Madrid - Spain's government on Tuesday warned against regional elections in Catalonia being used to promote its independence.
Catalan Premier Artur Mas set himself on a collision course with Madrid on Monday night by calling early elections for the regional parliament for September 27 and labelling them a referendum on independence from Spain.
"Nobody will break up Spain, not by any means," Prime Minister Mariano Rajoy said.
"This election serves one purpose and one purpose only, to elect a new regional parliament," Rajoy said.
Mas' Democratic Convergence party, its allies in the Republican Left of Catalonia and three other parties without parliamentary representation forged an electoral alliance and negotiated a common list of candidates, including Bayern Munich coach Pep Guardiola.
According to their agreement, if the separatists win the September polls, they plan unilaterally to declare Catalonia's independence within 18 months.
Regional elections had been expected in late 2016. Mas said the September 27 poll would take on a "plebiscite character".
"The date will go down in the history of Catalonia," Mas said in Barcelona.
While rejecting the idea that the regional elections constitute a referendum, Rajoy did say that they should be decisive and that the pro-Spanish parties should deliver the separatists a crushing blow and end talk of independence once and for all.
"The current situation cannot persist," he said. "The election must end the division and discord [in Catalan society]."
The Catalonian government failed in its attempt in November 2014 to hold a referendum on separating from Spain. The Spanish constitutional court blocked the vote in response to a petition by the central government. An unofficial vote was held on November 9.
Mas, who used to be considered a moderate technocrat, became more radically separatist after Madrid refused to give Catalonia tax-raising powers, like those the Basque region has had for years.
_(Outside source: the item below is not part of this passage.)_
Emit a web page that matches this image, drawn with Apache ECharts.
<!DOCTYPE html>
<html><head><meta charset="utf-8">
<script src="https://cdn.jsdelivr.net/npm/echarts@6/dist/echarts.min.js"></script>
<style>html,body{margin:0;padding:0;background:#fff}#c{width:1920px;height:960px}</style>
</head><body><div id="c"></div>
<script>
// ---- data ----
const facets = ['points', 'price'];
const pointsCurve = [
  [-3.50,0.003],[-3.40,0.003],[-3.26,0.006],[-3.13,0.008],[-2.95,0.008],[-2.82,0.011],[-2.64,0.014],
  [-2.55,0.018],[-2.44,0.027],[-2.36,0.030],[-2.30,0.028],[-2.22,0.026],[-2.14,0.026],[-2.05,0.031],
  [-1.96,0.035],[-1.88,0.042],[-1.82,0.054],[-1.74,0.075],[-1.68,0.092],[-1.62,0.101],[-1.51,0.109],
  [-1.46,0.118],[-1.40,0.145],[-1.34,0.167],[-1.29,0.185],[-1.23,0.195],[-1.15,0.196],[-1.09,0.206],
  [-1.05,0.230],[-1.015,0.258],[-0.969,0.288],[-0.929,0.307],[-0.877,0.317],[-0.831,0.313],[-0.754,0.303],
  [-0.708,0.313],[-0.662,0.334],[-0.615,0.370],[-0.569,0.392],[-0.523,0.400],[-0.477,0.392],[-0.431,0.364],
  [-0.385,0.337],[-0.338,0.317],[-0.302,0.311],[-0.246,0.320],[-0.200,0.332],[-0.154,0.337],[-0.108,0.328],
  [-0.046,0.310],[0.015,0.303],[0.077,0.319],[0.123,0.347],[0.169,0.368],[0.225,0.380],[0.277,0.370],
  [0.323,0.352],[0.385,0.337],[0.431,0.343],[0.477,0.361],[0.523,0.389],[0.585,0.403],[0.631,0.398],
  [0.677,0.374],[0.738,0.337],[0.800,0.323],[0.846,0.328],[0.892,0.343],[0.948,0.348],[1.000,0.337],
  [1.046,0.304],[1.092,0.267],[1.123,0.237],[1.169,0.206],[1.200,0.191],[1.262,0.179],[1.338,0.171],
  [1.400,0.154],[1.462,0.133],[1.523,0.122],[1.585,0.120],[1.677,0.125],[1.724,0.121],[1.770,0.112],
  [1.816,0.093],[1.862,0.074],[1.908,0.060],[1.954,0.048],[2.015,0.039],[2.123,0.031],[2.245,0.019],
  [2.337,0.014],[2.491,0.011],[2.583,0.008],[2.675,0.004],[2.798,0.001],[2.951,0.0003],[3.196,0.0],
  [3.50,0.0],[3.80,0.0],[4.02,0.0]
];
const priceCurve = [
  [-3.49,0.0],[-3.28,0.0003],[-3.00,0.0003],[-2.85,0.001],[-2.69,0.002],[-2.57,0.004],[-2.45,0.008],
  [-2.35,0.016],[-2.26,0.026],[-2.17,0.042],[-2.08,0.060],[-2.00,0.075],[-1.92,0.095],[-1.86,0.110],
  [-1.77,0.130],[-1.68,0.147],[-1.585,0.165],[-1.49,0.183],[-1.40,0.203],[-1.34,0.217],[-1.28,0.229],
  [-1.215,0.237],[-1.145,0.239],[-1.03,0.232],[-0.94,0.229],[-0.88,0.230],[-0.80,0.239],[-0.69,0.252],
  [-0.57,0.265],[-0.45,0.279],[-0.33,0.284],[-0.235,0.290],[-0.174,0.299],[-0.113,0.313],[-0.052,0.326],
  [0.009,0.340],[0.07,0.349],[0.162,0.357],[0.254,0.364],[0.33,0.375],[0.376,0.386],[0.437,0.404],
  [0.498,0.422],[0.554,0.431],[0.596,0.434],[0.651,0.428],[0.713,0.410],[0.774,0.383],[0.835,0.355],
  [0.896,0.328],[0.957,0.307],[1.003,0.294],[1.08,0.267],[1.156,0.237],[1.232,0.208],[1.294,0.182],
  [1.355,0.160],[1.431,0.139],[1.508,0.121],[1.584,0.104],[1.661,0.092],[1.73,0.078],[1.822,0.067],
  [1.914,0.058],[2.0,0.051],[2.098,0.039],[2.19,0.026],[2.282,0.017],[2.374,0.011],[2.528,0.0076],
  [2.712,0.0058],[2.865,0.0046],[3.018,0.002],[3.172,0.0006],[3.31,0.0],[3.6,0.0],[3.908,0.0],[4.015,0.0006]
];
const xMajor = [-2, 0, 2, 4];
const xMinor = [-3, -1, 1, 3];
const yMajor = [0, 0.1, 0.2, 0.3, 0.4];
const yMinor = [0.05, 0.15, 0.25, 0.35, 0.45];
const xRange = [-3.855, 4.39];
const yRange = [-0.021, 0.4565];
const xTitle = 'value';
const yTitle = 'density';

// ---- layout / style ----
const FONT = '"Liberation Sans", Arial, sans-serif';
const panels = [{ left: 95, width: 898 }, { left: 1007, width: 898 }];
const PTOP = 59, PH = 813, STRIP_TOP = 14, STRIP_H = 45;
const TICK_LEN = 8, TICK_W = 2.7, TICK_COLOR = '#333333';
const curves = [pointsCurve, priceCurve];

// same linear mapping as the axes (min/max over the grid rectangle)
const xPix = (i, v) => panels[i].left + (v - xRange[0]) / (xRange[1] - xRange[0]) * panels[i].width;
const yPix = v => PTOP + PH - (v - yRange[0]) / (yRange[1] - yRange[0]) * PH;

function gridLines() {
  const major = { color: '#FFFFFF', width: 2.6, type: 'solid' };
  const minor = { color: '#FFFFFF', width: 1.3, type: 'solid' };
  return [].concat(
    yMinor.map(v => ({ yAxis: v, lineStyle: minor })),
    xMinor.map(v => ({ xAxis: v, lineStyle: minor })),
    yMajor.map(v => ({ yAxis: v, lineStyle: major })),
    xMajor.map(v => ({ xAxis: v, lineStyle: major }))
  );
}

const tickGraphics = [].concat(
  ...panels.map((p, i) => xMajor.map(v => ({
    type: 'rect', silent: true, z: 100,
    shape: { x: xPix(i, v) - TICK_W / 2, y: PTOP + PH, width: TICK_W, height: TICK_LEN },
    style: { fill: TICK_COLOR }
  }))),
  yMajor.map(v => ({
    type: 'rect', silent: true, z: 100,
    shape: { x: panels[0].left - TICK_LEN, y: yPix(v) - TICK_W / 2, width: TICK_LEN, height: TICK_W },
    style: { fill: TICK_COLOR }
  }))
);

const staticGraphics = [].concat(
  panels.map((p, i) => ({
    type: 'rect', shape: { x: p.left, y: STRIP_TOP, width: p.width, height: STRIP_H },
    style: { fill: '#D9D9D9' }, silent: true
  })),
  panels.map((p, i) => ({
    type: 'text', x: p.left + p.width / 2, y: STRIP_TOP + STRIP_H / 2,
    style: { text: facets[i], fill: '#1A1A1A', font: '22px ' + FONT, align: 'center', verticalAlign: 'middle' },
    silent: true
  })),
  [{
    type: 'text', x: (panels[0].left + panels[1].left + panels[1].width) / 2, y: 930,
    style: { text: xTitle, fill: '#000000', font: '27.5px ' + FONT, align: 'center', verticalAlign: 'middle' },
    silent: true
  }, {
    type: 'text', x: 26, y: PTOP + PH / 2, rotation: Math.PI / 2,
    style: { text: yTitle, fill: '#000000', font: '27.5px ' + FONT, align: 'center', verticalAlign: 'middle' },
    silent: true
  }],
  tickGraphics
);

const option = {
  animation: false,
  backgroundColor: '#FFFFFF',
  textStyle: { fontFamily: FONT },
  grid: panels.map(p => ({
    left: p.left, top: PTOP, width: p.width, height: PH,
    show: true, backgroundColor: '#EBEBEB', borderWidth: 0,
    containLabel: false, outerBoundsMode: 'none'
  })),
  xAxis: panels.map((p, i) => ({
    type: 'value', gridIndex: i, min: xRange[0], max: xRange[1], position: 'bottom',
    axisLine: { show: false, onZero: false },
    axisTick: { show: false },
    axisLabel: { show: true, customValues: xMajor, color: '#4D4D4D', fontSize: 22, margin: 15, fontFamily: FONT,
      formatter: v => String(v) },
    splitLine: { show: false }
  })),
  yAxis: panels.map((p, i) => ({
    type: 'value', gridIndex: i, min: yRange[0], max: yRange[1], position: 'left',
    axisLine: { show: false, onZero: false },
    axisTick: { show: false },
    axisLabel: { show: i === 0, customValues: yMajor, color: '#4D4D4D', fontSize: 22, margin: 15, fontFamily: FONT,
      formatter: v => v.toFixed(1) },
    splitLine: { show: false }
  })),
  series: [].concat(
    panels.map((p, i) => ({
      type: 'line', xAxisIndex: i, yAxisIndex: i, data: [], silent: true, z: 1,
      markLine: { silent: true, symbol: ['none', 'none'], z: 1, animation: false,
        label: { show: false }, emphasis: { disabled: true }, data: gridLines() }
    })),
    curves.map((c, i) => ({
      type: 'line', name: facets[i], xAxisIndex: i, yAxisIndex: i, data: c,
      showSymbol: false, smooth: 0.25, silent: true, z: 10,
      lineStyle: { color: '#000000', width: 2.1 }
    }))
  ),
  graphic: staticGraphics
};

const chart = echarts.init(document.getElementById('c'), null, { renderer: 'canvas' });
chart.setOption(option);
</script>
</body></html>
Not all of Mas' usual allies agree with a unilateral declaration of independence with some even distancing themselves from the idea, including the left-wing separatist Popular Unity Candidates, which did not join the electoral pact. The Christian Democrats also split from a decades-old pact with Mas' party over the issue.
Recent opinion polls also showed slightly more Catalans against independence than for it. Only nine months earlier, 80.7% of voters had cast ballots for secession in the non-binding referendum.
The Spanish government has repeatedly insisted that it would not allow Catalonia to become independent.
The north-eastern region is richer than other parts of the country, and its residents have charged that they have been called on to provide support during the years of Spain's financial downturn.